Roscommon’s mission under Kevin McStay is to be competitive against the most formidable outfits in the country such as Mayo and Dublin.

That is Roscommon’s intended destination, to be a seriously respected force. “I suppose the teams you named, probably one of the key factors why we aren't there is the inconsistency,” Murtagh accepts.

“If you look at Galway after beating Mayo the last two years in a row, they would have really wanted to have push on after that. Then you'd have the likes of Meath, who are trying to close the gap on Dublin.

“Of course you play football to try to be the best, you are always striving to try to get better each day. You are always trying to get to where the best teams are at. Obviously the likes of Mayo have been in a lot of All Ireland Semi-Finals and Finals ahead of us and Galway.

“The same with Dublin with Meath. It is all about Championship and we are really trying to get to the latter end of the Championship. That is when you really learn where you are at.”

So 2018 brings intrigue with the new summer format and Murtagh agrees that reaching the last eight carries extra weight.

“You hit the nail on the head,” Murtagh replies. “We look at getting into the Super 8s as being as competitive in a provincial final because if you are getting three games you are basically playing three All Ireland Quarter-Finals.

“I know how important the two All Ireland Quarter-Finals were to us last year, but if you are playing in Croke Park against one of the top teams, then playing away against a top team and then playing at home against a top team.

“That can only benefit you and if results go your way you can get into a semi-final which would be massive, massive for a team trying to make breakthrough.”

Before then Murtagh will be busy with the Allianz Football League, while also completing his Primary Teaching degree in St Patrick’s, Drumcondra.

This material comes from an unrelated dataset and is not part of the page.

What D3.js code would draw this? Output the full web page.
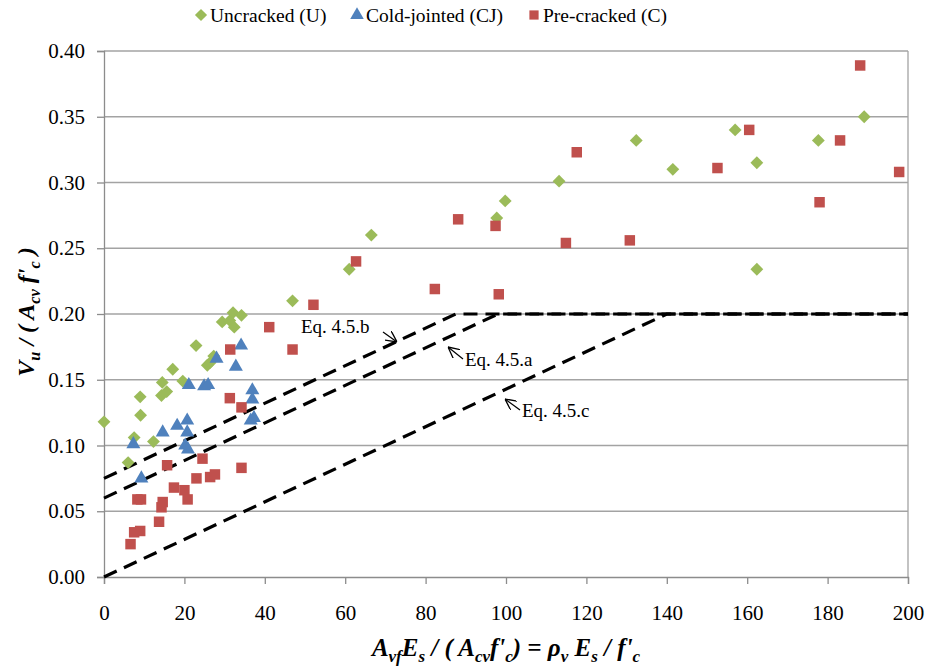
<!DOCTYPE html>
<html>
<head>
<meta charset="utf-8">
<script src="https://cdn.jsdelivr.net/npm/d3@7"></script>
<style>
  html, body { margin: 0; padding: 0; background: #fff; }
  svg { display: block; }
  svg text { font-family: "Liberation Serif", "DejaVu Serif", serif; }
</style>
</head>
<body>
<svg id="chart" width="927" height="670"></svg>
<script>
// Normalised shear strength vs. reinforcement stiffness ratio
const uncracked = [
  [0, 0.118], [6.0, 0.087], [7.5, 0.106], [9.0, 0.137], [9.1, 0.123],
  [12.3, 0.103], [14.3, 0.138], [15.6, 0.141], [14.5, 0.148], [17.1, 0.158],
  [19.6, 0.149], [22.9, 0.176], [25.7, 0.161], [26.4, 0.163], [27.3, 0.168],
  [29.4, 0.194], [31.3, 0.195], [32.1, 0.201], [32.4, 0.190], [34.2, 0.199],
  [46.9, 0.210], [61.0, 0.234], [66.5, 0.260], [97.7, 0.273], [99.8, 0.286],
  [113.2, 0.301], [132.4, 0.332], [141.5, 0.310], [157.0, 0.340], [162.4, 0.315],
  [162.4, 0.234], [177.7, 0.332], [189.1, 0.350]
];
const coldJointed = [
  [7.3, 0.101], [9.3, 0.075], [14.6, 0.110], [18.2, 0.115], [20.7, 0.119],
  [20.7, 0.110], [20.2, 0.100], [20.9, 0.097], [21.1, 0.146], [24.9, 0.145],
  [25.9, 0.146], [28.0, 0.166], [32.8, 0.160], [34.1, 0.176], [36.9, 0.142],
  [36.9, 0.135], [36.5, 0.119], [37.3, 0.121]
];
const preCracked = [
  [6.6, 0.025], [7.5, 0.034], [9.0, 0.035], [8.3, 0.059], [9.2, 0.059],
  [13.7, 0.042], [14.3, 0.053], [14.6, 0.057], [15.7, 0.085], [17.4, 0.068],
  [20.0, 0.066], [20.8, 0.059], [23.0, 0.075], [24.5, 0.090], [26.4, 0.076],
  [27.6, 0.078], [31.3, 0.136], [34.2, 0.129], [34.2, 0.083], [31.4, 0.173],
  [41.1, 0.190], [46.9, 0.173], [52.1, 0.207], [62.7, 0.240], [82.3, 0.219],
  [88.1, 0.272], [97.4, 0.267], [98.2, 0.215], [114.9, 0.254], [117.6, 0.323],
  [130.8, 0.256], [152.6, 0.311], [160.5, 0.340], [178.0, 0.285], [183.1, 0.332],
  [188.1, 0.389], [197.8, 0.308]
];

// Design equations: v = intercept + slope * x, capped at 0.20
const eqNames = ["Eq. 4.5.a", "Eq. 4.5.b", "Eq. 4.5.c"];
const eqIntercepts = [0.06, 0.075, 0.0];
const eqSlope = 1 / 700;
const eqCap = 0.20;

const seriesNames = ["Uncracked (U)", "Cold-jointed (CJ)", "Pre-cracked (C)"];
const xTicks = [0, 20, 40, 60, 80, 100, 120, 140, 160, 180, 200];
const yTicks = [0, 0.05, 0.10, 0.15, 0.20, 0.25, 0.30, 0.35, 0.40];

const colors = { U: "#9bbb59", CJ: "#4f81bd", C: "#c0504d" };
const gridColor = "#a3a3a3";
const serif = "'Liberation Serif', 'DejaVu Serif', serif";

const svg = d3.select("#chart");
const x = d3.scaleLinear().domain([0, 200]).range([104, 908]);
const y = d3.scaleLinear().domain([0, 0.40]).range([577, 51]);

// Horizontal gridlines and plot frame
svg.append("g").selectAll("line").data(yTicks.filter(d => d > 0))
  .join("line")
  .attr("x1", x(0)).attr("x2", x(200))
  .attr("y1", d => y(d)).attr("y2", d => y(d))
  .attr("stroke", gridColor).attr("stroke-width", 1.3);
svg.append("line")
  .attr("x1", x(200)).attr("x2", x(200)).attr("y1", y(0.40)).attr("y2", y(0))
  .attr("stroke", gridColor).attr("stroke-width", 1.3);

// Axes
const yAxis = svg.append("g").attr("transform", `translate(${x(0)},0)`)
  .call(d3.axisLeft(y).tickValues(yTicks).tickFormat(d3.format(".2f")).tickSize(7).tickPadding(12));
const xAxis = svg.append("g").attr("transform", `translate(0,${y(0)})`)
  .call(d3.axisBottom(x).tickValues(xTicks).tickFormat(d3.format("d")).tickSize(7).tickPadding(21));
[yAxis, xAxis].forEach(g => {
  g.attr("font-family", serif);
  g.select(".domain").attr("stroke", "#8c8c8c").attr("stroke-width", 1.3);
  g.selectAll(".tick line").attr("stroke", "#8c8c8c").attr("stroke-width", 1.3);
  g.selectAll(".tick text").attr("fill", "#000")
    .attr("font-family", serif)
    .style("font-size", "21px");
});

// Design-equation lines
const eqLine = d3.line().x(d => x(d[0])).y(d => y(d[1]));
eqIntercepts.forEach(b => {
  const xCap = (eqCap - b) / eqSlope;
  svg.append("path")
    .attr("d", eqLine([[0, b], [xCap, eqCap], [200, eqCap]]))
    .attr("fill", "none").attr("stroke", "#000")
    .attr("stroke-width", 3.2).attr("stroke-dasharray", "14,8");
});

// Markers
const diamond = d3.symbol().type(d3.symbolDiamond2).size(105);
const triangle = d3.symbol().type(d3.symbolTriangle).size(85);
const square = d3.symbol().type(d3.symbolSquare).size(110);

function drawSeries(data, sym, color) {
  svg.append("g").selectAll("path").data(data).join("path")
    .attr("d", sym)
    .attr("transform", d => `translate(${x(d[0])},${y(d[1])})`)
    .attr("fill", color);
}
drawSeries(uncracked, diamond, colors.U);
drawSeries(coldJointed, triangle, colors.CJ);
drawSeries(preCracked, square, colors.C);

// Equation callouts with open arrowheads
const defs = svg.append("defs");
defs.append("marker").attr("id", "arrowOpen")
  .attr("viewBox", "0 0 10 10").attr("refX", 10).attr("refY", 5)
  .attr("markerWidth", 11).attr("markerHeight", 11).attr("markerUnits", "userSpaceOnUse")
  .attr("orient", "auto")
  .append("path").attr("d", "M0,0 L10,5 L0,10")
  .attr("fill", "none").attr("stroke", "#000").attr("stroke-width", 1.2);

const callouts = [
  { name: eqNames[1], tx: 301, ty: 333, from: [383, 332], to: [397, 342] },
  { name: eqNames[0], tx: 465, ty: 366, from: [463, 359], to: [448, 347] },
  { name: eqNames[2], tx: 522, ty: 417, from: [520, 410], to: [505, 399] }
];
callouts.forEach(c => {
  svg.append("text").attr("x", c.tx).attr("y", c.ty)
    .attr("font-family", serif)
    .attr("font-size", 19).attr("fill", "#000").text(c.name);
  svg.append("line")
    .attr("x1", c.from[0]).attr("y1", c.from[1])
    .attr("x2", c.to[0]).attr("y2", c.to[1])
    .attr("stroke", "#000").attr("stroke-width", 1.2)
    .attr("marker-end", "url(#arrowOpen)");
});

// Legend
const legendItems = [
  { name: seriesNames[0], type: d3.symbolDiamond2, size: 95, color: colors.U, mx: 201, tx: 210 },
  { name: seriesNames[1], type: d3.symbolTriangle, size: 80, color: colors.CJ, mx: 357, tx: 366 },
  { name: seriesNames[2], type: d3.symbolSquare, size: 85, color: colors.C, mx: 534, tx: 543 }
];
legendItems.forEach(l => {
  svg.append("path").attr("d", d3.symbol().type(l.type).size(l.size))
    .attr("transform", `translate(${l.mx},15)`).attr("fill", l.color);
  svg.append("text").attr("x", l.tx).attr("y", 22)
    .attr("font-family", serif)
    .attr("font-size", 19.5).attr("fill", "#000").text(l.name);
});

// Rich-text helper for axis titles with subscripts
function richText(textSel, parts, size) {
  let shifted = false;
  parts.forEach(([str, sub]) => {
    const t = textSel.append("tspan").text(str);
    if (sub) {
      t.attr("font-size", size * 0.68);
      if (!shifted) { t.attr("dy", size * 0.25); shifted = true; }
    } else {
      t.attr("font-size", size);
      if (shifted) { t.attr("dy", -size * 0.25); shifted = false; }
    }
  });
}

const yTitle = svg.append("text")
  .attr("transform", "translate(34,312) rotate(-90)")
  .attr("text-anchor", "middle").attr("font-family", serif)
  .attr("font-weight", "bold").attr("font-style", "italic").attr("fill", "#000");
richText(yTitle, [["V"], ["u", true], [" / ( A"], ["cv", true], [" f'"], ["c", true], [" )"]], 24);

const xTitle = svg.append("text")
  .attr("x", 506).attr("y", 656)
  .attr("text-anchor", "middle").attr("font-family", serif)
  .attr("font-weight", "bold").attr("font-style", "italic").attr("fill", "#000");
richText(xTitle, [["A"], ["vf", true], ["E"], ["s", true], [" / ( A"], ["cv", true], ["f'"], ["c", true],
  [") = ρ"], ["v", true], [" E"], ["s", true], [" / f'"], ["c", true]], 25);
</script>
</body>
</html>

One more Teaching Practice will be completed soon. “I'm on placement this semester coming in three or four weeks,” Murtagh states.

“I'm looking forward to it. You learn a lot on your Teaching Practice, you know what you are getting yourself into for the future. I'm enjoying it now, I like the course.

“It can be tough, there is a lot of paperwork that goes with the practice. It can be stressful enough in the evenings, but as a footballer you learn to be organised and to have your priorities straight.

"I don't think there will be a problem and the management are very understanding so I don't think it will be an issue.”

Sunday’s Division Two opener against Meath promises to be a revealing contest according to Murtagh. “Meath have been in Division Two for a few years and they are a team under Andy McEntee that will want to get promoted this year,” Murtagh says.

“They have been very close for the past few years. When we played them a couple of years ago to get into Division One they probably should have beaten us.

“We know what we are up against. Obviously everyone is going to target the first League game or two. A lot of the teams look at the first two games as a block together and they are very important going forward.”

Murtagh and Roscommon are ready for road again.